Center Maddie Drain led Prairie Ridge with 17 points, 6 rebounds and 2 blocked shots. The 6-3 senior is a three-sport star for the Wolves.

"Their big girl is hard to guard," Bennett said. "We don't really zone, and I don't know if that would have helped anyway. Even if you had a zone, you would have to put two players in front and back of her, and they'd just throw it over the top of you."

A Bauman free throw had Lake Zurich within 19-17 late in the first half, before Prairie Ridge finished off the half with 2 free throws by Sarah Kilhoffer and a layup by Drain. The Wolves then started the second half with a 9-0 run, which ended with Grant's turnaround jumper, and increased their lead to 18 points late in the fourth.

Sarah LeBeau (three 3s) added 11 points.

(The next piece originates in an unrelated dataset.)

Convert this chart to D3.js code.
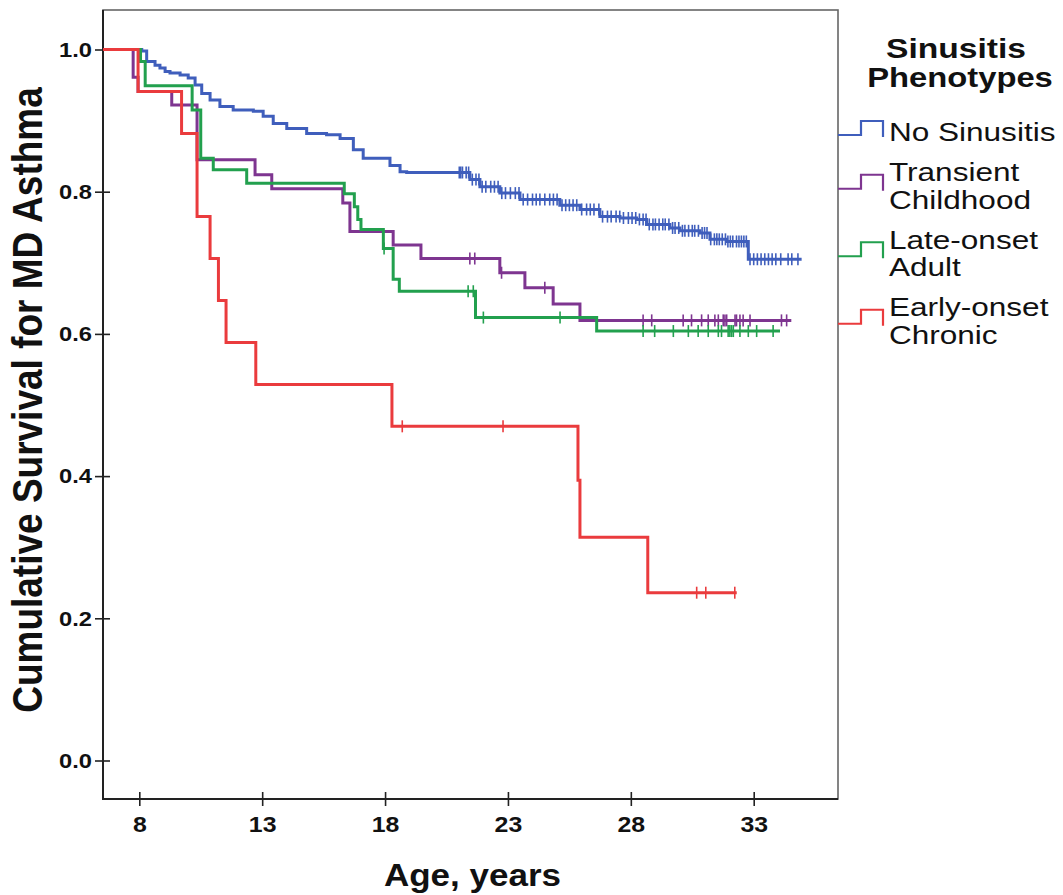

Drain shot 8 of 11 from the floor. On three occasions, the Wolves lobbed the ball over the net to her.

"They're taught to go to the basket and, if they can't get a nice look at the basket, go big. Which means go to Maddie," Prairie Ridge coach Rob Baker said of his players. "Our philosophy, too, is that a missed shot is not a big deal. We want to make sure we get a shot every time down the floor. If we have a missed shot, we got the biggest kid on the floor that's going to have a good chance to rebound the basketball."